The research, published in the Christmas issue of The BMJ, compared the intelligence of 329 aerospace engineers and 72 neurosurgeons with 18,257 members of the general population in the UK, US and Canada, who were all recruited through the internet.

The participants completed an online test to measure six distinct domains of cognition, spanning planning and reasoning, working memory, attention, and emotion processing abilities.

After taking into account potentially influential factors, such as gender, handedness, and experience in respective fields, researchers found that aerospace engineers and neurosurgeons were equally matched across most domains.

However, the study noted that they differed in two respects. Rocket scientists showed better mental manipulation abilities, such as in visualising and rotating objects in the mind, whereas neurosurgeons were better at semantic problem-solving tasks like rare word definition.

Compared to the general population, aerospace engineers did not show significant differences in any domains, and while brain surgeons were able to solve problems faster than the general population, they showed a slower memory recall speed.

Based on the results, the researchers said that despite the stereotypes prevalent, all three groups showed a wide range of cognitive abilities.

They added that aerospace engineering and neurosurgery might be unnecessarily put on a pedestal.
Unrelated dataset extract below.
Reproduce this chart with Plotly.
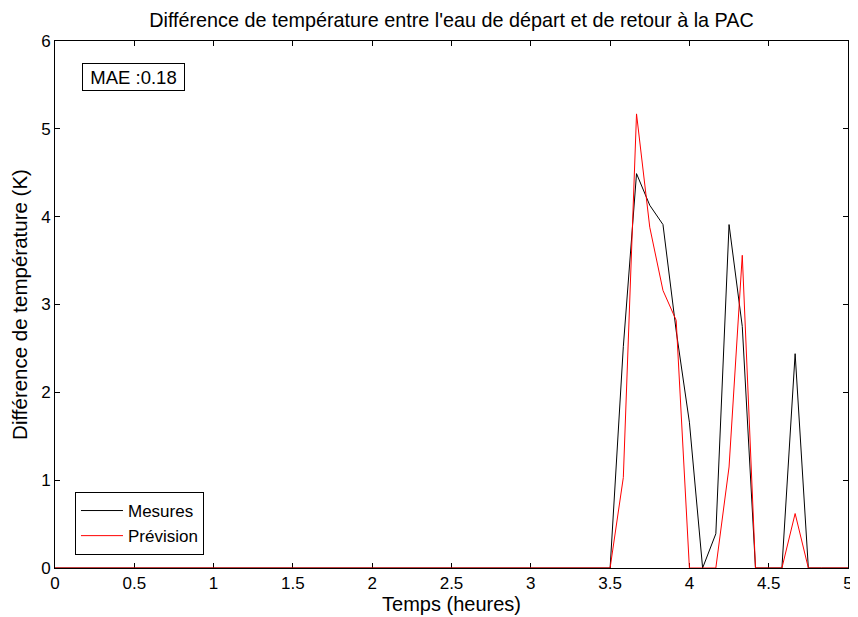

Phrases unrelated to careers, such as “it’s a walk in the park”, might be more appropriate, they said.

However, the researchers also noted that the study is only observational and does not represent the global range of aerospace engineers and neurosurgeons.

Citing another limitation of the study, they said the participants were not balanced for geographical locations, adding that the data may not represent true cognitive abilities of the general population since the test was based on self-selection rather than random sampling of participants.

“The control group was mainly white, had completed secondary school, and had a university degree,” they added.

“It is also possible that other professions might deserve to be on that pedestal, and future work should aim to determine the most deserving group,” the researchers concluded.